- [Dataset section]:

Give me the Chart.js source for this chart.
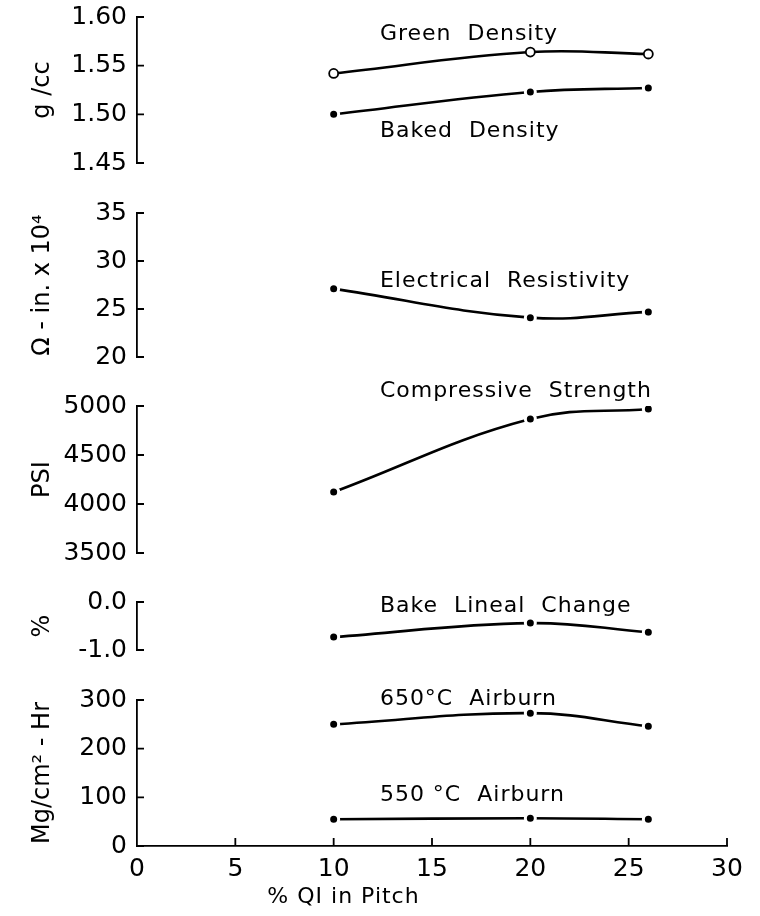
<!DOCTYPE html>
<html>
<head>
<meta charset="utf-8">
<script src="https://cdn.jsdelivr.net/npm/chart.js@4.4.1/dist/chart.umd.min.js"></script>
<style>
  html, body { margin: 0; padding: 0; background: #fff; }
  #wrap { width: 760px; height: 916px; }
</style>
</head>
<body>
<div id="wrap"><canvas id="qiChart" width="760" height="916"></canvas></div>
<script>
const qi = [10, 20, 26];

const greenDensity = [1.542, 1.564, 1.562];
const bakedDensity = [1.500, 1.523, 1.527];
const resistivity = [27.1, 24.1, 24.7];
const compressive = [4122, 4867, 4970];
const linealChange = [-0.73, -0.44, -0.63];
const airburn650 = [250, 273, 246];
const airburn550 = [55, 57, 55];

const xTicks = [0, 5, 10, 15, 20, 25, 30];
const densityTicks = [1.45, 1.5, 1.55, 1.6];
const resistTicks = [20, 25, 30, 35];
const strengthTicks = [3500, 4000, 4500, 5000];
const linealTicks = [-1, 0];
const airburnTicks = [0, 100, 200, 300];

// curve captions, placed in data units of their own panel
const captionText = ["Green  Density", "Baked  Density", "Electrical  Resistivity",
  "Compressive  Strength", "Bake  Lineal  Change", "650°C  Airburn", "550 °C  Airburn"];
const captionAxis = ["yDen", "yDen", "yRes", "yStr", "yLin", "yAir", "yAir"];
const captionY = [1.576, 1.477, 27.3, 5092, -0.21, 290, 93];
const captionX = 12.35;

const FONT = "'DejaVu Sans', sans-serif";
const AXIS_W = 111;

const pts = (ys) => qi.map((x, i) => ({ x: x, y: ys[i] }));

function series(label, ys, axis, open) {
  return {
    label: label,
    data: pts(ys),
    yAxisID: axis,
    borderColor: "#000",
    borderWidth: 2.6,
    tension: 0.4,
    fill: false,
    pointRadius: open ? 4.5 : 5,
    pointBackgroundColor: open ? "#fff" : "#000",
    pointBorderColor: open ? "#000" : "#fff",
    pointBorderWidth: open ? 1.8 : 3,
  };
}

function fixBox(s) {
  s.width = AXIS_W;
  s.paddingTop = 0;
  s.paddingBottom = 0;
}

function panel(title, ticks, min, max, weight, order, dec) {
  return {
    type: "linear",
    position: "left",
    stack: "qi",
    stackWeight: weight,
    weight: order,
    min: min,
    max: max,
    afterBuildTicks: (s) => { s.ticks = ticks.map((v) => ({ value: v })); },
    afterFit: fixBox,
    ticks: {
      color: "#000",
      padding: 10,
      autoSkip: false,
      font: { family: FONT, size: 25 },
      callback: (v) => Number(v).toFixed(dec),
    },
    grid: { drawOnChartArea: false, drawTicks: false },
    border: { color: "#000", width: 1.8 },
    title: {
      display: true,
      text: title,
      color: "#000",
      font: { family: FONT, size: 24 },
      padding: { top: 2, bottom: 8 },
    },
  };
}

function gap(weight, order) {
  return {
    type: "linear",
    position: "left",
    stack: "qi",
    stackWeight: weight,
    weight: order,
    min: 0,
    max: 1,
    afterFit: fixBox,
    ticks: { display: false },
    grid: { display: false },
    border: { display: false },
  };
}

const panelIds = ["yDen", "yRes", "yStr", "yLin", "yAir"];

const inwardTicks = {
  id: "inwardTicks",
  afterDraw(chart) {
    const ctx = chart.ctx;
    const xs = chart.scales.x;
    ctx.save();
    ctx.strokeStyle = "#000";
    ctx.lineWidth = 1.8;
    ctx.beginPath();
    for (const id of panelIds) {
      const s = chart.scales[id];
      for (const t of s.ticks) {
        const y = s.getPixelForValue(t.value);
        ctx.moveTo(s.right, y);
        ctx.lineTo(s.right + 7, y);
      }
    }
    for (const t of xs.ticks) {
      if (t.value === 0) continue;
      const x = xs.getPixelForValue(t.value);
      ctx.moveTo(x, xs.top);
      ctx.lineTo(x, xs.top - 8);
    }
    ctx.stroke();

    ctx.fillStyle = "#000";
    ctx.font = "22px " + FONT;
    ctx.letterSpacing = "1px";
    ctx.textAlign = "left";
    ctx.textBaseline = "alphabetic";
    captionText.forEach((txt, i) => {
      const s = chart.scales[captionAxis[i]];
      ctx.fillText(txt, xs.getPixelForValue(captionX), s.getPixelForValue(captionY[i]));
    });

    ctx.textAlign = "center";
    ctx.fillText("% QI in Pitch", xs.getPixelForValue(10.5), xs.top + 57);
    ctx.restore();
  },
};

new Chart(document.getElementById("qiChart"), {
  type: "line",
  data: {
    datasets: [
      series("Green Density", greenDensity, "yDen", true),
      series("Baked Density", bakedDensity, "yDen", false),
      series("Electrical Resistivity", resistivity, "yRes", false),
      series("Compressive Strength", compressive, "yStr", false),
      series("Bake Lineal Change", linealChange, "yLin", false),
      series("650°C Airburn", airburn650, "yAir", false),
      series("550 °C Airburn", airburn550, "yAir", false),
    ],
  },
  options: {
    responsive: false,
    animation: false,
    layout: { padding: { top: 17, left: 26, right: 33, bottom: 24 } },
    plugins: { legend: { display: false }, tooltip: { enabled: false } },
    scales: {
      x: {
        type: "linear",
        min: 0,
        max: 30,
        afterBuildTicks: (s) => { s.ticks = xTicks.map((v) => ({ value: v })); },
        afterFit: (s) => { s.paddingLeft = 0; s.paddingRight = 0; },
        ticks: { color: "#000", padding: 8, autoSkip: false, maxRotation: 0, font: { family: FONT, size: 25 } },
        grid: { drawOnChartArea: false, drawTicks: false },
        border: { color: "#000", width: 1.8 },
      },
      yDen: panel("g /cc", densityTicks, 1.45, 1.6, 146, 9, 2),
      g1: gap(50, 8),
      yRes: panel("Ω - in. x 10⁴", resistTicks, 20, 35, 144, 7, 0),
      g2: gap(49, 6),
      yStr: panel("PSI", strengthTicks, 3500, 5000, 147, 5, 0),
      g3: gap(49, 4),
      yLin: panel("%", linealTicks, -1, 0, 48, 3, 1),
      g4: gap(50, 2),
      yAir: panel("Mg/cm² - Hr", airburnTicks, 0, 300, 146, 1, 0),
    },
  },
  plugins: [inwardTicks],
});
</script>
</body>
</html>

- [What the task requires]:
Repeat all of the data above word for word, minus the pictures.

- [Solution to this exercise]:
Give me the Chart.js source for this chart.
<!DOCTYPE html>
<html>
<head>
<meta charset="utf-8">
<script src="https://cdn.jsdelivr.net/npm/chart.js@4.4.1/dist/chart.umd.min.js"></script>
<style>
  html, body { margin: 0; padding: 0; background: #fff; }
  #wrap { width: 760px; height: 916px; }
</style>
</head>
<body>
<div id="wrap"><canvas id="qiChart" width="760" height="916"></canvas></div>
<script>
const qi = [10, 20, 26];

const greenDensity = [1.542, 1.564, 1.562];
const bakedDensity = [1.500, 1.523, 1.527];
const resistivity = [27.1, 24.1, 24.7];
const compressive = [4122, 4867, 4970];
const linealChange = [-0.73, -0.44, -0.63];
const airburn650 = [250, 273, 246];
const airburn550 = [55, 57, 55];

const xTicks = [0, 5, 10, 15, 20, 25, 30];
const densityTicks = [1.45, 1.5, 1.55, 1.6];
const resistTicks = [20, 25, 30, 35];
const strengthTicks = [3500, 4000, 4500, 5000];
const linealTicks = [-1, 0];
const airburnTicks = [0, 100, 200, 300];

// curve captions, placed in data units of their own panel
const captionText = ["Green  Density", "Baked  Density", "Electrical  Resistivity",
  "Compressive  Strength", "Bake  Lineal  Change", "650°C  Airburn", "550 °C  Airburn"];
const captionAxis = ["yDen", "yDen", "yRes", "yStr", "yLin", "yAir", "yAir"];
const captionY = [1.576, 1.477, 27.3, 5092, -0.21, 290, 93];
const captionX = 12.35;

const FONT = "'DejaVu Sans', sans-serif";
const AXIS_W = 111;

const pts = (ys) => qi.map((x, i) => ({ x: x, y: ys[i] }));

function series(label, ys, axis, open) {
  return {
    label: label,
    data: pts(ys),
    yAxisID: axis,
    borderColor: "#000",
    borderWidth: 2.6,
    tension: 0.4,
    fill: false,
    pointRadius: open ? 4.5 : 5,
    pointBackgroundColor: open ? "#fff" : "#000",
    pointBorderColor: open ? "#000" : "#fff",
    pointBorderWidth: open ? 1.8 : 3,
  };
}

function fixBox(s) {
  s.width = AXIS_W;
  s.paddingTop = 0;
  s.paddingBottom = 0;
}

function panel(title, ticks, min, max, weight, order, dec) {
  return {
    type: "linear",
    position: "left",
    stack: "qi",
    stackWeight: weight,
    weight: order,
    min: min,
    max: max,
    afterBuildTicks: (s) => { s.ticks = ticks.map((v) => ({ value: v })); },
    afterFit: fixBox,
    ticks: {
      color: "#000",
      padding: 10,
      autoSkip: false,
      font: { family: FONT, size: 25 },
      callback: (v) => Number(v).toFixed(dec),
    },
    grid: { drawOnChartArea: false, drawTicks: false },
    border: { color: "#000", width: 1.8 },
    title: {
      display: true,
      text: title,
      color: "#000",
      font: { family: FONT, size: 24 },
      padding: { top: 2, bottom: 8 },
    },
  };
}

function gap(weight, order) {
  return {
    type: "linear",
    position: "left",
    stack: "qi",
    stackWeight: weight,
    weight: order,
    min: 0,
    max: 1,
    afterFit: fixBox,
    ticks: { display: false },
    grid: { display: false },
    border: { display: false },
  };
}

const panelIds = ["yDen", "yRes", "yStr", "yLin", "yAir"];

const inwardTicks = {
  id: "inwardTicks",
  afterDraw(chart) {
    const ctx = chart.ctx;
    const xs = chart.scales.x;
    ctx.save();
    ctx.strokeStyle = "#000";
    ctx.lineWidth = 1.8;
    ctx.beginPath();
    for (const id of panelIds) {
      const s = chart.scales[id];
      for (const t of s.ticks) {
        const y = s.getPixelForValue(t.value);
        ctx.moveTo(s.right, y);
        ctx.lineTo(s.right + 7, y);
      }
    }
    for (const t of xs.ticks) {
      if (t.value === 0) continue;
      const x = xs.getPixelForValue(t.value);
      ctx.moveTo(x, xs.top);
      ctx.lineTo(x, xs.top - 8);
    }
    ctx.stroke();

    ctx.fillStyle = "#000";
    ctx.font = "22px " + FONT;
    ctx.letterSpacing = "1px";
    ctx.textAlign = "left";
    ctx.textBaseline = "alphabetic";
    captionText.forEach((txt, i) => {
      const s = chart.scales[captionAxis[i]];
      ctx.fillText(txt, xs.getPixelForValue(captionX), s.getPixelForValue(captionY[i]));
    });

    ctx.textAlign = "center";
    ctx.fillText("% QI in Pitch", xs.getPixelForValue(10.5), xs.top + 57);
    ctx.restore();
  },
};

new Chart(document.getElementById("qiChart"), {
  type: "line",
  data: {
    datasets: [
      series("Green Density", greenDensity, "yDen", true),
      series("Baked Density", bakedDensity, "yDen", false),
      series("Electrical Resistivity", resistivity, "yRes", false),
      series("Compressive Strength", compressive, "yStr", false),
      series("Bake Lineal Change", linealChange, "yLin", false),
      series("650°C Airburn", airburn650, "yAir", false),
      series("550 °C Airburn", airburn550, "yAir", false),
    ],
  },
  options: {
    responsive: false,
    animation: false,
    layout: { padding: { top: 17, left: 26, right: 33, bottom: 24 } },
    plugins: { legend: { display: false }, tooltip: { enabled: false } },
    scales: {
      x: {
        type: "linear",
        min: 0,
        max: 30,
        afterBuildTicks: (s) => { s.ticks = xTicks.map((v) => ({ value: v })); },
        afterFit: (s) => { s.paddingLeft = 0; s.paddingRight = 0; },
        ticks: { color: "#000", padding: 8, autoSkip: false, maxRotation: 0, font: { family: FONT, size: 25 } },
        grid: { drawOnChartArea: false, drawTicks: false },
        border: { color: "#000", width: 1.8 },
      },
      yDen: panel("g /cc", densityTicks, 1.45, 1.6, 146, 9, 2),
      g1: gap(50, 8),
      yRes: panel("Ω - in. x 10⁴", resistTicks, 20, 35, 144, 7, 0),
      g2: gap(49, 6),
      yStr: panel("PSI", strengthTicks, 3500, 5000, 147, 5, 0),
      g3: gap(49, 4),
      yLin: panel("%", linealTicks, -1, 0, 48, 3, 1),
      g4: gap(50, 2),
      yAir: panel("Mg/cm² - Hr", airburnTicks, 0, 300, 146, 1, 0),
    },
  },
  plugins: [inwardTicks],
});
</script>
</body>
</html>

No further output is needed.